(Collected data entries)
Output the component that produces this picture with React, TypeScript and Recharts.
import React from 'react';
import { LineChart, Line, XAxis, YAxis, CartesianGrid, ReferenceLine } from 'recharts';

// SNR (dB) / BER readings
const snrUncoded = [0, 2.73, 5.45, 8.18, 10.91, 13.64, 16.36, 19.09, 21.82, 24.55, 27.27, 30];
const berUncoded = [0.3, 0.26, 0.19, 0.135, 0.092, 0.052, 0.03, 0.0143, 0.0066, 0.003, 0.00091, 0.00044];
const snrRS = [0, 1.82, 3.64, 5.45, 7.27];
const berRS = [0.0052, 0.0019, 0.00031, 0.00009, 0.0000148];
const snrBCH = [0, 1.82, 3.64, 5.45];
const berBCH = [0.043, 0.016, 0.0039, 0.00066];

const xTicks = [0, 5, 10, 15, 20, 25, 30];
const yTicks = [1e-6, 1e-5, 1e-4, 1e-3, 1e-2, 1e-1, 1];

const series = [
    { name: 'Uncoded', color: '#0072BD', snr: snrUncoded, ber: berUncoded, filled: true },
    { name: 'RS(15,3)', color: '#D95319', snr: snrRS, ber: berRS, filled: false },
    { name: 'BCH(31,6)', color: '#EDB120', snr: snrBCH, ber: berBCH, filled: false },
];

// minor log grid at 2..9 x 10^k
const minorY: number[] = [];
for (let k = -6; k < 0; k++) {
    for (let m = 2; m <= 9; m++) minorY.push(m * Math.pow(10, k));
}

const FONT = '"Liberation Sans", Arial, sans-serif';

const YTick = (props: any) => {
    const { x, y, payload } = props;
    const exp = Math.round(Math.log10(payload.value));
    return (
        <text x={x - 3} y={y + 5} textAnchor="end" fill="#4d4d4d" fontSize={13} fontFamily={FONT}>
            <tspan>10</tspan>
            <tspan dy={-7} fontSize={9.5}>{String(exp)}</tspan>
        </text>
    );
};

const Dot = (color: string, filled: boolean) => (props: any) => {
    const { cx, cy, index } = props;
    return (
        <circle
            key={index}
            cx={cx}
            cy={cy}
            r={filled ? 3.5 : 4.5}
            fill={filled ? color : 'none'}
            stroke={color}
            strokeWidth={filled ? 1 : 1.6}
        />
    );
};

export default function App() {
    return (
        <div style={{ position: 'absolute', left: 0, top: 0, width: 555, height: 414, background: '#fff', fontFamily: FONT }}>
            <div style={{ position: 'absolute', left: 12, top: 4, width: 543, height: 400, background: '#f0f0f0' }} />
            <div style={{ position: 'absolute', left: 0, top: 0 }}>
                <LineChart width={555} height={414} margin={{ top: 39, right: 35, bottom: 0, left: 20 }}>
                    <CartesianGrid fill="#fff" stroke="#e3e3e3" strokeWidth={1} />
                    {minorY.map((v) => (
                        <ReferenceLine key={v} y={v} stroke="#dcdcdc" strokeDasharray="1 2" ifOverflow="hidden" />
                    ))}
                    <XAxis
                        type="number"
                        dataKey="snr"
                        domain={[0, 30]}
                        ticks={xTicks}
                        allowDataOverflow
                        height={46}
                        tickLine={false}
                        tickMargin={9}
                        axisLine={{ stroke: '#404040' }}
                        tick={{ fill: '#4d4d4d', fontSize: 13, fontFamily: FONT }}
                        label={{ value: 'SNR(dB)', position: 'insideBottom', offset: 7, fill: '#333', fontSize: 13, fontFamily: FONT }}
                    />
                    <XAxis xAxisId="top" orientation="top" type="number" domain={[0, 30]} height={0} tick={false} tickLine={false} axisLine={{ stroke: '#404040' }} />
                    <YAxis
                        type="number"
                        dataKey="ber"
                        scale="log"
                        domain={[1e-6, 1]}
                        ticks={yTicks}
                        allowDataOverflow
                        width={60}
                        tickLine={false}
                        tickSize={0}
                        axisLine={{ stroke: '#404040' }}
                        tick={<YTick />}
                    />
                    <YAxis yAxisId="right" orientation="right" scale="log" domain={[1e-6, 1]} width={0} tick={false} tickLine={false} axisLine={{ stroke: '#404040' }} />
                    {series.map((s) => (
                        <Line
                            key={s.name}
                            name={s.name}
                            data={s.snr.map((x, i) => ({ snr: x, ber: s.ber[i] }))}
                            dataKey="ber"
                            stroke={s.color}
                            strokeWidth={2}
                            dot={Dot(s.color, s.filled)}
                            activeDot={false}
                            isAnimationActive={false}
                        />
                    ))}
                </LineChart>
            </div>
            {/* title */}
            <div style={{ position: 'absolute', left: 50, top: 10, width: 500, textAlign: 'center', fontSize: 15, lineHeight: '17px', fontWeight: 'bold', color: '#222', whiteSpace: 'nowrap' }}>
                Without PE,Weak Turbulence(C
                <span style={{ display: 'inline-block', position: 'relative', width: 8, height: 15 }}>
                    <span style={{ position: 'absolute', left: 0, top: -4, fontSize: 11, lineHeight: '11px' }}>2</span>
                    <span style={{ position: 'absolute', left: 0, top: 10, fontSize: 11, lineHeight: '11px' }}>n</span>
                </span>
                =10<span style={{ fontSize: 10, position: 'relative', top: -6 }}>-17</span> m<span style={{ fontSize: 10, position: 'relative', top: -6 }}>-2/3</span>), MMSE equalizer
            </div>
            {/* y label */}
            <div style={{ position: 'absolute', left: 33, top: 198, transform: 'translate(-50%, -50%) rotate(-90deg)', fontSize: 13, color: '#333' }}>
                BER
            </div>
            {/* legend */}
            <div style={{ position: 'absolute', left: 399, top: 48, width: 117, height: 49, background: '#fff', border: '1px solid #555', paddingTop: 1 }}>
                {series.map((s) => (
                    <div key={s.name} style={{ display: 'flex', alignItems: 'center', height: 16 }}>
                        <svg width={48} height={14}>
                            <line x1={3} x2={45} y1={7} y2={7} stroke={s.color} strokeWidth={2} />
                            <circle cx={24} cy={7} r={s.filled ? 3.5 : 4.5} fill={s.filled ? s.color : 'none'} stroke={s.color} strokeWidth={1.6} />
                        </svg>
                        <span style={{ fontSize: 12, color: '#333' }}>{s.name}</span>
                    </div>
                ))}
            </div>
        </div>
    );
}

==

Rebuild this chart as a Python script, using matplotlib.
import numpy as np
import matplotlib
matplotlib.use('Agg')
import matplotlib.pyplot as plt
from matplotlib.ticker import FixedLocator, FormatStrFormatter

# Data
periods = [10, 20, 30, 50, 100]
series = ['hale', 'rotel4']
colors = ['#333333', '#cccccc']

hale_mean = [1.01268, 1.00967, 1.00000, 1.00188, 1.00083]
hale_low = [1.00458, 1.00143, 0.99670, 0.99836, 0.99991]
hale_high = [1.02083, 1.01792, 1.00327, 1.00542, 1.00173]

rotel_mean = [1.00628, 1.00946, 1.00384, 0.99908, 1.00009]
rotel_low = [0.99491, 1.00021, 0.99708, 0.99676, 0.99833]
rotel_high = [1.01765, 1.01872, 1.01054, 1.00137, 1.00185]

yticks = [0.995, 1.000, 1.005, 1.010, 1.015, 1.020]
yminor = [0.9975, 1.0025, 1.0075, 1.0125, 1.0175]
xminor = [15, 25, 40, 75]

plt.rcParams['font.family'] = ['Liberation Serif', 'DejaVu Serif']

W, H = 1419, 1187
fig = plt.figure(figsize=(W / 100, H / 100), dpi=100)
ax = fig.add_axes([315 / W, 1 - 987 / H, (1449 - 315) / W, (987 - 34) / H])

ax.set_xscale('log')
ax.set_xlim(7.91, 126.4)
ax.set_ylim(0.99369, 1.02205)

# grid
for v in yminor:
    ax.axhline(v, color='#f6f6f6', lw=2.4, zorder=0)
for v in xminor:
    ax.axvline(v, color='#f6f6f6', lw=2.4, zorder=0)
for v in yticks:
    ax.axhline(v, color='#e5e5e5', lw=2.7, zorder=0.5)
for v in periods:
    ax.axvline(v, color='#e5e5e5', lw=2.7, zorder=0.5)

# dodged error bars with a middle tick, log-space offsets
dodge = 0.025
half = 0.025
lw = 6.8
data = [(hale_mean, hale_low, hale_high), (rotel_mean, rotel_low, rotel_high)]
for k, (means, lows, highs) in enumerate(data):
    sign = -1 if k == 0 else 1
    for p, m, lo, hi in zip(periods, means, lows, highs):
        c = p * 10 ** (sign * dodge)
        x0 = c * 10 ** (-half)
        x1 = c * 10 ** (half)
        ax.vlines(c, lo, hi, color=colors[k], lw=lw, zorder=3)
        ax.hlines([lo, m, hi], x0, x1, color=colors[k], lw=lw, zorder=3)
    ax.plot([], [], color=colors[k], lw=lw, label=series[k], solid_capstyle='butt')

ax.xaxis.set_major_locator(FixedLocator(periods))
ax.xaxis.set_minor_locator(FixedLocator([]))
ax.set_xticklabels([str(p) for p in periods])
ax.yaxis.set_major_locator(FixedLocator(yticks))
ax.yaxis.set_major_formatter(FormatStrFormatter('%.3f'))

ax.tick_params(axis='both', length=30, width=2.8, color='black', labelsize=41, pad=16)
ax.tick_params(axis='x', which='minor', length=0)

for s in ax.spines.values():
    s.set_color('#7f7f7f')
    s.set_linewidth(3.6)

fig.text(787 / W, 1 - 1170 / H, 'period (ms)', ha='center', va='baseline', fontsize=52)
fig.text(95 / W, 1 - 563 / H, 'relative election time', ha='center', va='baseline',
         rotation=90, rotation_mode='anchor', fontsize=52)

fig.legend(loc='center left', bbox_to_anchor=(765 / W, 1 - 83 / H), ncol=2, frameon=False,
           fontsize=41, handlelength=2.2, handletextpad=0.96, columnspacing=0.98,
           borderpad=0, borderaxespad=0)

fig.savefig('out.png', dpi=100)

--

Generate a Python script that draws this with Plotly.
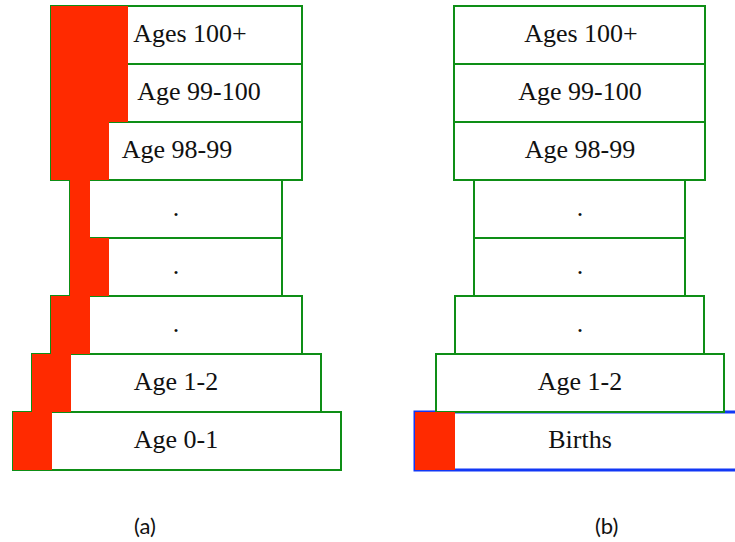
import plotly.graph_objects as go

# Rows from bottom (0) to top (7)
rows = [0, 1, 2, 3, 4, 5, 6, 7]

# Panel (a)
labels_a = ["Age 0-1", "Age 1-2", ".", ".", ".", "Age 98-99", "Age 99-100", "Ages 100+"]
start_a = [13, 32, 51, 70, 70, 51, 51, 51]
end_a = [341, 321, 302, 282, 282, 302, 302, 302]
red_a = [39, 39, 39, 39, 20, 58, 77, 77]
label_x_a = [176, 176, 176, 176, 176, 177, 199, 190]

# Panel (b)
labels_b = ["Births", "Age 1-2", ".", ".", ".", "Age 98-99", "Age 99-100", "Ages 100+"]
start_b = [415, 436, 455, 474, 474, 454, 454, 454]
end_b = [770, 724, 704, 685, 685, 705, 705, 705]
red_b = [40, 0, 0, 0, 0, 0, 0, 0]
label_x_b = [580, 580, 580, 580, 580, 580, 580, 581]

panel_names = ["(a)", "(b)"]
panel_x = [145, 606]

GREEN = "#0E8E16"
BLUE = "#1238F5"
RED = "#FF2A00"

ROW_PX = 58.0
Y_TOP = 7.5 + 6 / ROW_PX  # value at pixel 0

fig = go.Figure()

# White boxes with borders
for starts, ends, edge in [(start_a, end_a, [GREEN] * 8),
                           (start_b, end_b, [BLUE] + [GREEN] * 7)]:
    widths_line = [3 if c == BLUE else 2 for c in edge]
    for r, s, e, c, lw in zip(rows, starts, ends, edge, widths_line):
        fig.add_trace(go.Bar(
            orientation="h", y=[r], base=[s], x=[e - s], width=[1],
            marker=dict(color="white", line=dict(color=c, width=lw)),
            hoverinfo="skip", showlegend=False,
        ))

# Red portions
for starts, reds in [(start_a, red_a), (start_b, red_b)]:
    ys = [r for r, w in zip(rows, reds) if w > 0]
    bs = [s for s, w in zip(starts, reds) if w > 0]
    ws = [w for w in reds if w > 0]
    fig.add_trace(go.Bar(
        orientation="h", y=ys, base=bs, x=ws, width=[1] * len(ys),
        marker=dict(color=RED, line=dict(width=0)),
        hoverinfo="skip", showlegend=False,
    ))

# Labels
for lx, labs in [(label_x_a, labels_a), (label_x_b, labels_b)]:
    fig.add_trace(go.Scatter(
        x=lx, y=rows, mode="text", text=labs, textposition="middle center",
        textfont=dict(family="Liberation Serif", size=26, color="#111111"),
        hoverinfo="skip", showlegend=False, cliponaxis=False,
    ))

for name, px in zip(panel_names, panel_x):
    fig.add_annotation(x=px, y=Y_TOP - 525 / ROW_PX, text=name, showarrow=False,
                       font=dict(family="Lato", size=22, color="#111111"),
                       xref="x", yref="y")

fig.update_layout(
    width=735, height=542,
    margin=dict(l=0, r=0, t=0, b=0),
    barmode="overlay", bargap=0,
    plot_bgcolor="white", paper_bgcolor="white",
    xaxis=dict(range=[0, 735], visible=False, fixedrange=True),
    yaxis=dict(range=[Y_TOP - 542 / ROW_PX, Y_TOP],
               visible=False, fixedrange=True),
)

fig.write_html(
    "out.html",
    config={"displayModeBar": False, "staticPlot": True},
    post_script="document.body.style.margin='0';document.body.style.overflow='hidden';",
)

▶ _Stated task_
Include both the line containing "Generate a Python" and the line containing "label_x_a = [176, 176, 176, 176, 176, 177, 199, 190]" when you write out everything between them, exactly. Leave the pictures out.

▶ _Finished exercise_
Generate a Python script that draws this with Plotly.
import plotly.graph_objects as go

# Rows from bottom (0) to top (7)
rows = [0, 1, 2, 3, 4, 5, 6, 7]

# Panel (a)
labels_a = ["Age 0-1", "Age 1-2", ".", ".", ".", "Age 98-99", "Age 99-100", "Ages 100+"]
start_a = [13, 32, 51, 70, 70, 51, 51, 51]
end_a = [341, 321, 302, 282, 282, 302, 302, 302]
red_a = [39, 39, 39, 39, 20, 58, 77, 77]
label_x_a = [176, 176, 176, 176, 176, 177, 199, 190]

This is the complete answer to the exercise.